Code that draws figures
——————
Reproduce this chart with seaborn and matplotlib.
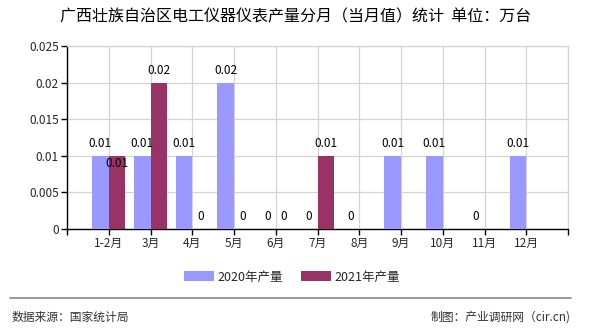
import numpy as np
import pandas as pd
import matplotlib
matplotlib.use("Agg")
import matplotlib.pyplot as plt
from matplotlib.patches import Patch
import seaborn as sns

# Monthly output (万台), Guangxi electrical instruments
months = ["1-2月", "3月", "4月", "5月", "6月", "7月", "8月", "9月", "10月", "11月", "12月"]
output_2020 = [0.01, 0.01, 0.01, 0.02, 0, 0, 0, 0.01, 0.01, 0, 0.01]
output_2021 = [0.01, 0.02, 0, 0, 0, 0.01, np.nan, np.nan, np.nan, np.nan, np.nan]
series_names = ["2020年产量", "2021年产量"]
colors = ["#9999FF", "#993366"]
y_ticks = [0, 0.005, 0.01, 0.015, 0.02, 0.025]

df = pd.DataFrame({
    "月份": months * 2,
    "产量": output_2020 + output_2021,
    "系列": [series_names[0]] * len(months) + [series_names[1]] * len(months),
})

sns.set_theme(style="white")
plt.rcParams["font.family"] = ["Noto Sans CJK SC", "DejaVu Sans"]

fig = plt.figure(figsize=(5.9, 3.3), dpi=100)
ax = fig.add_axes([67 / 590, 1 - 229 / 330, (568 - 67) / 590, (229 - 46) / 330])

sns.barplot(data=df, x="月份", y="产量", hue="系列", palette=colors,
            width=0.8, saturation=1, linewidth=0, edgecolor="none",
            ax=ax, legend=False, zorder=3)

ax.set_xlim(-1, len(months))
ax.set_ylim(0, 0.025)
ax.set_xlabel("")
ax.set_ylabel("")

# grid: horizontal at y ticks, vertical at category centres
ax.set_yticks(y_ticks)
ax.set_yticklabels([f"{v:g}" for v in y_ticks], fontsize=8.5)
ax.set_xticks(range(-1, len(months) + 1))
ax.set_xticklabels([""] + months + [""], fontsize=8.5)
ax.grid(True, color="#d4d4d4", linewidth=0.9, zorder=0)
ax.set_axisbelow(True)
ax.tick_params(axis="both", length=4, width=1, color="black", direction="out",
               pad=2, bottom=True, left=True)
for side in ("top", "right"):
    ax.spines[side].set_color("#d4d4d4")
    ax.spines[side].set_linewidth(0.9)
for side in ("left", "bottom"):
    ax.spines[side].set_color("black")
    ax.spines[side].set_linewidth(1)

# value labels
offsets = [-0.2, 0.2]
for i in range(len(months)):
    vals = [output_2020[i], output_2021[i]]
    for s, v in enumerate(vals):
        if np.isnan(v):
            continue
        dy = 12
        # second label would collide with the first one: push it inside the bar
        if s == 1 and v > 0 and vals[0] == v:
            dy = -8
        ax.annotate(f"{v:g}", xy=(i + offsets[s], v), xytext=(0, dy),
                    textcoords="offset pixels",
                    ha="center", va="center", fontsize=8.5, color="black",
                    zorder=5)

# title
fig.text(296 / 590, 1 - 17 / 330, "广西壮族自治区电工仪器仪表产量分月（当月值）统计  单位：万台",
         ha="center", va="center", fontsize=11.5, color="black")

# legend
handles = [Patch(facecolor=c, edgecolor="none") for c in colors]
fig.legend(handles, series_names, loc="center", bbox_to_anchor=(292 / 590, 1 - 277 / 330),
           ncol=2, frameon=False, fontsize=9, handlelength=2.4, handleheight=0.9,
           columnspacing=1.4, handletextpad=0.3)

# footer
fig.add_artist(plt.Line2D([10 / 590, 571 / 590], [1 - 298 / 330, 1 - 298 / 330],
                          color="#888888", linewidth=1.2, transform=fig.transFigure))
fig.text(12 / 590, 1 - 317 / 330, "数据来源：国家统计局", ha="left", va="center",
         fontsize=8.5, color="#333333")
fig.text(571 / 590, 1 - 317 / 330, "制图：产业调研网（cir.cn)", ha="right", va="center",
         fontsize=8.5, color="#333333")

fig.savefig("out.png", dpi=100)
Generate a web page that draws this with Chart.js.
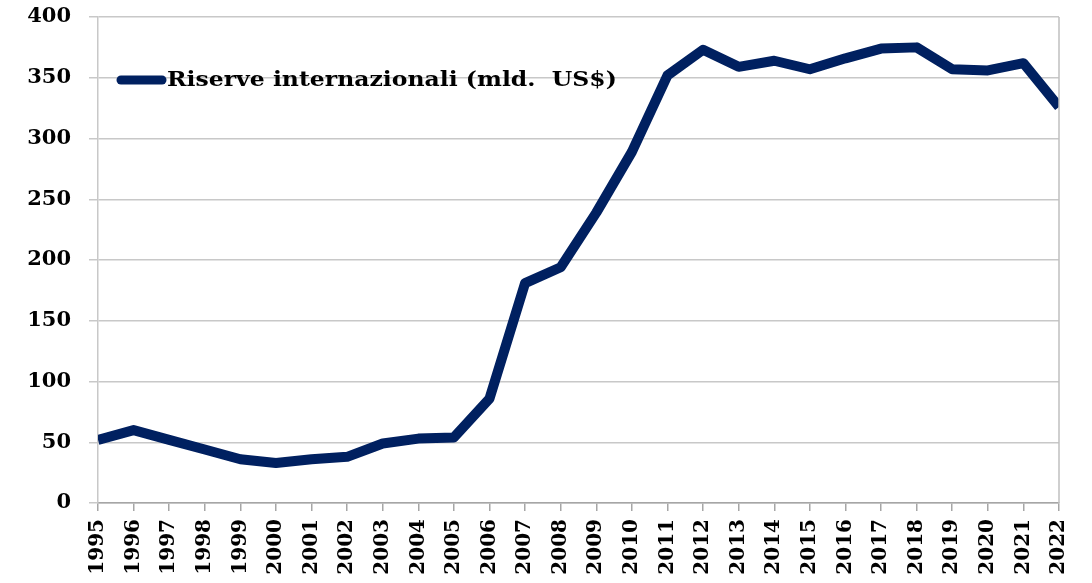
——————
• Exercise details
Omit the pictures, then repeat exactly each line from the beginning of the listing through the line with "import seaborn as sns".

• Solution to the exercise
Reproduce this chart with seaborn and matplotlib.
import numpy as np
import pandas as pd
import matplotlib
matplotlib.use("Agg")
import matplotlib.pyplot as plt
from matplotlib.patches import Patch
import seaborn as sns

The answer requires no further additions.